A concepção consubstanciada na terceira categoria descritiva confirmou a abordagem estratégica da programação de produção prevista teoricamente (HILL; HILL, 2009; CARVALHO, 2005). Ela foi aqui denominada de Gestão tático-estratégica da operação. Nessa categoria, os relatos indicaram a percepção de que a competência precisa contemplar a capacidade de influenciar e formular as estratégias corporativas. Em relação à dimensão do raciocínio lógico, merece destaque a frequente noção, dentro desta categoria descritiva, de que tal habilidade deveria ser terceirizada para sistemas computacionais APS (Advanced Planning Systems) programados para resolver a dimensão matemática da programação.

6. CONSIDERAÇÕES FINAIS

Uma contribuição significativa deste estudo foi demonstrar que a dimensão estratégica começa efetivamente a ser associada às rotinas de planejamento e programação da produção de maneira consistente em algumas empresas. Foi expressiva a maneira pela qual alguns entrevistados relataram explicitamente que atuar na estratégia da empresa é um dos principais fatores constituintes da competência em planejamento da produção. Esse resultado se destacou em relação às expectativas iniciais do estudo, demostrando que o caráter estratégico do planejamento e da programação da produção aos poucos deixa de ser uma perspectiva majoritariamente acadêmica e passa a ecoar no cotidiano das práticas organizacionais.

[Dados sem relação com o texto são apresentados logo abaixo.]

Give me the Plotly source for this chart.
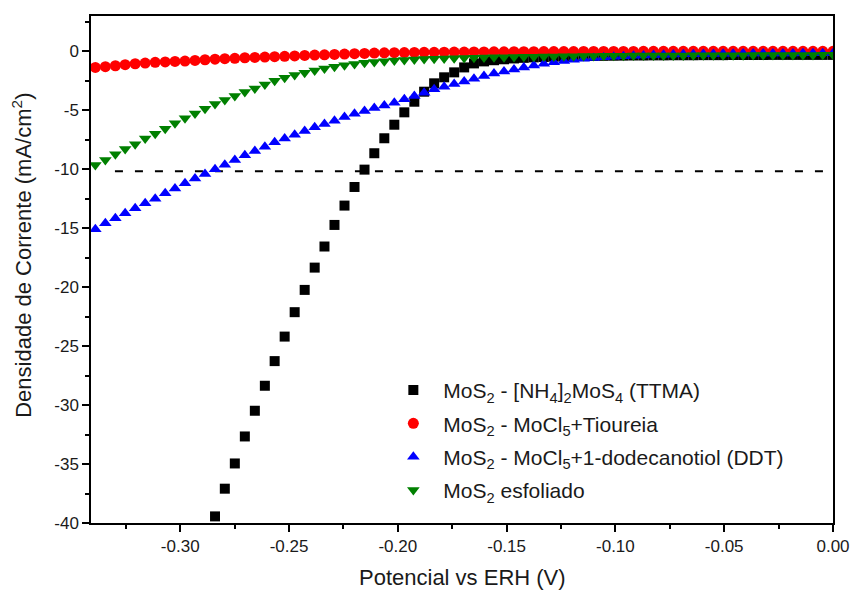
import plotly.graph_objects as go

# Potential grid (V vs RHE) shared by all four polarisation curves
potencial = [
    -0.3390, -0.3344, -0.3298, -0.3253, -0.3207, -0.3161, -0.3115, -0.3069, -0.3024, -0.2978,
    -0.2932, -0.2886, -0.2840, -0.2795, -0.2749, -0.2703, -0.2657, -0.2611, -0.2566, -0.2520,
    -0.2474, -0.2428, -0.2382, -0.2337, -0.2291, -0.2245, -0.2199, -0.2153, -0.2108, -0.2062,
    -0.2016, -0.1970, -0.1924, -0.1879, -0.1833, -0.1787, -0.1741, -0.1695, -0.1650, -0.1604,
    -0.1558, -0.1512, -0.1466, -0.1421, -0.1375, -0.1329, -0.1283, -0.1237, -0.1192, -0.1146,
    -0.1100, -0.1054, -0.1008, -0.0963, -0.0917, -0.0871, -0.0825, -0.0779, -0.0734, -0.0688,
    -0.0642, -0.0596, -0.0550, -0.0505, -0.0459, -0.0413, -0.0367, -0.0321, -0.0276, -0.0230,
    -0.0184, -0.0138, -0.0092, -0.0047, 0.0000,
]

# Current density (mA/cm2)
j_ttma = [
    -39.44, -37.09, -34.95, -32.66, -30.48, -28.36, -26.27, -24.19, -22.12, -20.23,
    -18.34, -16.55, -14.72, -13.08, -11.50, -10.03, -8.64, -7.37, -6.22, -5.17,
    -4.27, -3.42, -2.71, -2.20, -1.78, -1.36, -1.02, -0.85, -0.75, -0.67,
    -0.60, -0.55, -0.51, -0.48, -0.45, -0.43, -0.41, -0.40, -0.39, -0.38,
    -0.37, -0.36, -0.35, -0.35, -0.34, -0.34, -0.33, -0.33, -0.33, -0.32,
    -0.32, -0.32, -0.31, -0.31, -0.31, -0.31, -0.30, -0.30, -0.30, -0.30,
    -0.30, -0.30, -0.30,
]
pot_ttma = potencial[12:]

j_tioureia = [
    -1.36, -1.30, -1.22, -1.13, -1.05, -0.99, -0.93, -0.90, -0.85, -0.82,
    -0.77, -0.71, -0.66, -0.62, -0.59, -0.54, -0.51, -0.48, -0.45, -0.42,
    -0.39, -0.34, -0.31, -0.29, -0.26, -0.23, -0.20, -0.17, -0.14, -0.12,
    -0.11, -0.10, -0.09, -0.08, -0.08, -0.07, -0.06, -0.06, -0.05, -0.05,
    -0.04, -0.04, -0.03, -0.03, -0.03, -0.02, -0.02, -0.02, -0.02, -0.01,
    -0.01, -0.01, -0.01, -0.01, -0.01, 0.00, 0.00, 0.00, 0.00, 0.00,
    0.00, 0.00, 0.00, 0.00, 0.00, 0.00, 0.00, 0.00, 0.00, 0.00,
    0.00, 0.00, 0.00, 0.00, 0.00,
]

j_ddt = [
    -15.09, -14.58, -14.15, -13.73, -13.31, -12.88, -12.49, -12.04, -11.64, -11.19,
    -10.79, -10.40, -10.00, -9.61, -9.21, -8.82, -8.45, -8.08, -7.71, -7.38,
    -7.07, -6.75, -6.44, -6.16, -5.88, -5.57, -5.29, -5.06, -4.80, -4.60,
    -4.35, -4.07, -3.79, -3.51, -3.22, -3.00, -2.77, -2.55, -2.32, -2.09,
    -1.87, -1.70, -1.53, -1.36, -1.19, -1.05, -0.93, -0.82, -0.72, -0.63,
    -0.56, -0.50, -0.45, -0.41, -0.37, -0.34, -0.31, -0.29, -0.27, -0.25,
    -0.24, -0.23, -0.22, -0.21, -0.20, -0.19, -0.19, -0.18, -0.18, -0.17,
    -0.17, -0.16, -0.16, -0.15, -0.15,
]

j_esfoliado = [
    -9.64, -9.21, -8.73, -8.28, -7.88, -7.38, -6.98, -6.56, -6.10, -5.68,
    -5.26, -4.86, -4.47, -4.13, -3.79, -3.45, -3.14, -2.80, -2.49, -2.23,
    -2.01, -1.81, -1.62, -1.45, -1.30, -1.18, -1.07, -0.97, -0.90, -0.83,
    -0.78, -0.73, -0.68, -0.65, -0.62, -0.60, -0.58, -0.56, -0.54, -0.52,
    -0.50, -0.49, -0.47, -0.46, -0.45, -0.44, -0.43, -0.42, -0.41, -0.40,
    -0.39, -0.38, -0.38, -0.37, -0.36, -0.36, -0.35, -0.35, -0.34, -0.34,
    -0.33, -0.33, -0.33, -0.32, -0.32, -0.32, -0.31, -0.31, -0.31, -0.30,
    -0.30, -0.30, -0.30, -0.29, -0.29,
]

# Reference level of -10 mA/cm2
ref_pot = [-0.330, 0.000]
ref_j = [-10.17, -10.17]

x_ticks = [-0.30, -0.25, -0.20, -0.15, -0.10, -0.05, 0.00]
y_ticks = [0, -5, -10, -15, -20, -25, -30, -35, -40]

x_title = "Potencial vs ERH (V)"
y_title = "Densidade de Corrente (mA/cm<sup>2</sup>)"

FONT = "Liberation Sans"
INK = "#1a1a1a"

fig = go.Figure()

fig.add_trace(go.Scatter(
    x=ref_pot, y=ref_j, mode="lines", showlegend=False, hoverinfo="skip",
    line=dict(color="black", width=2, dash="8px,12px"),
))

series = [
    ("MoS<sub>2</sub> - [NH<sub>4</sub>]<sub>2</sub>MoS<sub>4</sub> (TTMA)",
     pot_ttma, j_ttma, "square", 10, "#000000"),
    ("MoS<sub>2</sub> - MoCl<sub>5</sub>+Tioureia",
     potencial, j_tioureia, "circle", 11, "#ff0000"),
    ("MoS<sub>2</sub> - MoCl<sub>5</sub>+1-dodecanotiol (DDT)",
     potencial, j_ddt, "triangle-up", 11, "#0000ff"),
    ("MoS<sub>2</sub> esfoliado",
     potencial, j_esfoliado, "triangle-down", 11, "#008000"),
]
for i, (label, xs, ys, sym, size, color) in enumerate(series):
    fig.add_trace(go.Scatter(
        x=xs, y=ys, mode="markers", name=label, legendgroup=f"g{i}",
        marker=dict(symbol=sym, size=size, color=color),
    ))

axis_common = dict(
    showgrid=False, zeroline=False, automargin=False,
    showline=True, linecolor="black", linewidth=1.5, mirror=True,
    ticks="outside", ticklen=7, tickwidth=1.5, tickcolor="black",
    tickfont=dict(family=FONT, size=17, color=INK),
)

fig.update_xaxes(
    **axis_common,
    range=[-0.341, 0.0],
    tickvals=x_ticks, ticktext=[f"{v:.2f}" for v in x_ticks],
    minor=dict(ticks="outside", ticklen=4, tickwidth=1.5, tickcolor="black", dtick=0.025, tick0=0),
)
fig.update_yaxes(
    **axis_common,
    range=[-40, 3],
    tickvals=y_ticks, ticktext=[str(v) for v in y_ticks],
    minor=dict(ticks="outside", ticklen=4, tickwidth=1.5, tickcolor="black", dtick=2.5, tick0=0),
)

# Axis titles placed as paper-anchored annotations
fig.add_annotation(
    text=x_title, xref="paper", yref="paper", x=0.5, y=-0.108,
    xanchor="center", yanchor="middle", showarrow=False,
    font=dict(family=FONT, size=22, color=INK),
)
fig.add_annotation(
    text=y_title, xref="paper", yref="paper", x=-0.093, y=0.529,
    xanchor="center", yanchor="middle", showarrow=False, textangle=-90,
    font=dict(family=FONT, size=22, color=INK),
)

fig.update_layout(
    width=853, height=590,
    margin=dict(l=91, r=20, t=16, b=67),
    paper_bgcolor="white", plot_bgcolor="white",
    legend=dict(
        x=0.394, y=0.302, xanchor="left", yanchor="top",
        font=dict(family=FONT, size=21, color=INK),
        itemwidth=50, bgcolor="rgba(0,0,0,0)", tracegroupgap=3,
    ),
    font=dict(family=FONT, size=17, color=INK),
)

fig.write_html("out.html")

Por fim, a partir dos resultados encontrados, cabe listar alguns possíveis desdobramentos para futuros estudos ao redor dos temas que foram abordados. No presente estudo, surgiu de maneira marcante a dimensão da negociação dentro das rotinas organizacionais de planejamento e programação da produção. Acredita-se que poderia ser promissor avançar nas correlações entre os campos de negociação e rotinas organizacionais. Em relação à área de gestão de operações, um estudo semelhante também poderia ser desenvolvido no sentido de compreender a competência no planejamento e programação em empresas da área de serviços. Além disso, outros mecanismos de intermediação entre diferentes atores de uma rotina organizacional também parecem apresentar um potencial teórico rico a ser explorado.